After his two deployments to Iraq and despite falling into legal trouble, Marlon Parris learned the US government was not pursuing deportation proceedings against him.
The letter had been a welcome assurance some six months before President Donald Trump’s 2016 election that the Department of Homeland Security and its Immigration and Customs Enforcement bureau didn’t intend to send the US Army veteran back to his native Trinidad and Tobago, even after he pleaded guilty and served prison time for felony conspiracy to distribute cocaine as part of a sophisticated, big-money cocaine ring.

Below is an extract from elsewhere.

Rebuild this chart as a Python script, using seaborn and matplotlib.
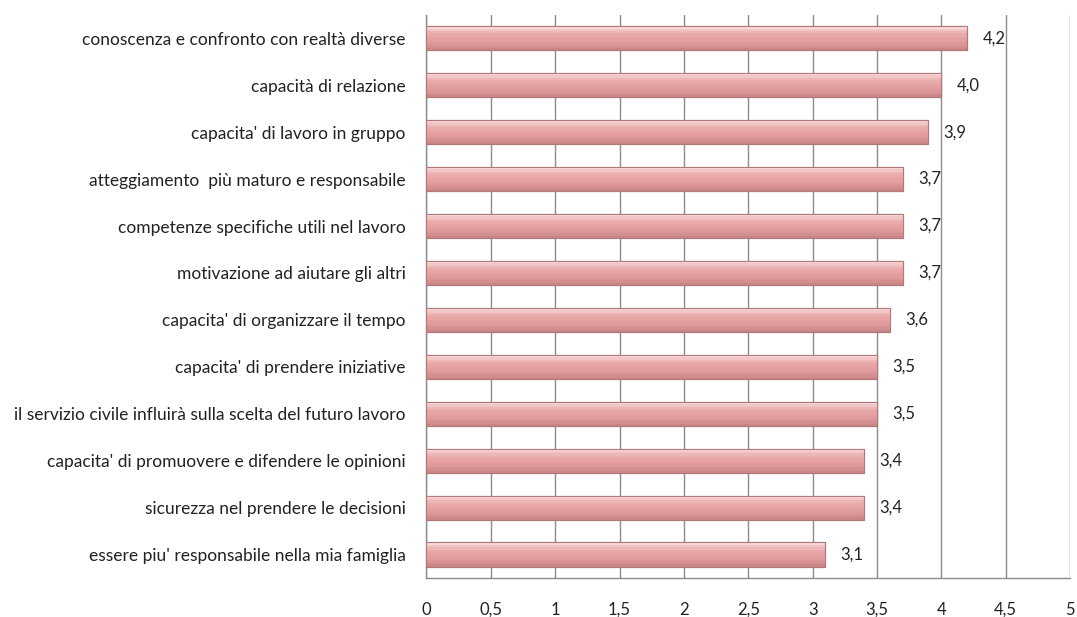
import matplotlib
matplotlib.use("Agg")
import matplotlib.pyplot as plt
import pandas as pd
import seaborn as sns

categories = [
    "conoscenza e confronto con realtà diverse",
    "capacità di relazione",
    "capacita' di lavoro in gruppo",
    "atteggiamento  più maturo e responsabile",
    "competenze specifiche utili nel lavoro",
    "motivazione ad aiutare gli altri",
    "capacita' di organizzare il tempo",
    "capacita' di prendere iniziative",
    "il servizio civile influirà sulla scelta del futuro lavoro",
    "capacita' di promuovere e difendere le opinioni",
    "sicurezza nel prendere le decisioni",
    "essere piu' responsabile nella mia famiglia",
]
values = [4.2, 4.0, 3.9, 3.7, 3.7, 3.7, 3.6, 3.5, 3.5, 3.4, 3.4, 3.1]
x_ticks = [0, 0.5, 1, 1.5, 2, 2.5, 3, 3.5, 4, 4.5, 5]

df = pd.DataFrame({"label": categories, "value": values})

sns.set_style("white")
plt.rcParams["font.family"] = ["Lato", "DejaVu Sans"]

fig, ax = plt.subplots(figsize=(10.77, 6.17), dpi=100)
fig.subplots_adjust(left=0.396, right=0.9935, top=0.976, bottom=0.063)

sns.barplot(data=df, x="value", y="label", orient="h", color="#E6A2A2",
            width=0.52, edgecolor="#B07878", linewidth=0.8, saturation=1,
            ax=ax, zorder=3)

# gradient bands (top light -> bottom darker) for the bevelled look
shades = ["#F8DADA", "#F2C6C6", "#ECB6B6", "#E8AAAA", "#E6A4A4",
          "#E4A0A0", "#E09C9C", "#DA9696", "#D38F8F", "#C98686"]
n = len(shades)
for patch in ax.patches[:len(values)]:
    x0, y0 = patch.get_x(), patch.get_y()
    w, h = patch.get_width(), patch.get_height()
    for i, c in enumerate(shades):
        ax.add_patch(plt.Rectangle((x0, y0 + i * h / n), w, h / n,
                                   facecolor=c, edgecolor="none", zorder=4))
    ax.add_patch(plt.Rectangle((x0, y0), w, h, facecolor="none",
                               edgecolor="#B07878", linewidth=0.8, zorder=5))

ax.bar_label(ax.containers[0], labels=[f"{v:.1f}".replace(".", ",") for v in values],
             padding=11, fontsize=12, color="#222222")

ax.set_xlim(0, 5)
ax.set_ylim(11.5, -0.5)
ax.set_xticks(x_ticks)
ax.set_xticklabels([str(t).replace(".", ",") for t in x_ticks], fontsize=12, color="#222222")
ax.tick_params(axis="x", length=5, color="#888888", pad=12, direction="out")
ax.tick_params(axis="y", length=0, labelsize=12.5, labelcolor="#222222", pad=15)
ax.set_xlabel("")
ax.set_ylabel("")
ax.xaxis.grid(True, color="#8C8C8C", linewidth=1)
ax.set_axisbelow(True)
for side in ["top", "right"]:
    ax.spines[side].set_visible(False)
for side in ["left", "bottom"]:
    ax.spines[side].set_color("#8C8C8C")
    ax.spines[side].set_linewidth(1)

plt.savefig("out.png", dpi=100)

Since Parris had come to the US as a child in 1997, he had been a lawful permanent resident. As a soldier, he sought full citizenship, a benefit military recruiters often tout to entice foreigners. But his deployments, his wife told CNN, prevented him from seeing the process through, another common obstacle noncitizen service members face.
During his years in the Army, Parris was among the first teams sent overseas in Operation Iraqi Freedom, then returned to Iraq two years later, according to his wife and military records. He earned awards, including a service medal for the global war on terrorism and one for good conduct.
Parris, who has suffered from post-traumatic stress disorder, figured immigration officials’ letter in 2016 – and his green card renewal the following year – meant he “was given full clearance to basically live life as normal,” said his wife, Tanisha Hartwell-Parris, an American citizen.
But two days after Trump retook the White House this year on promises of tightening America’s borders and expelling violent criminals, Parris found himself at a red light in his Arizona neighborhood, surrounded by unmarked SUVs.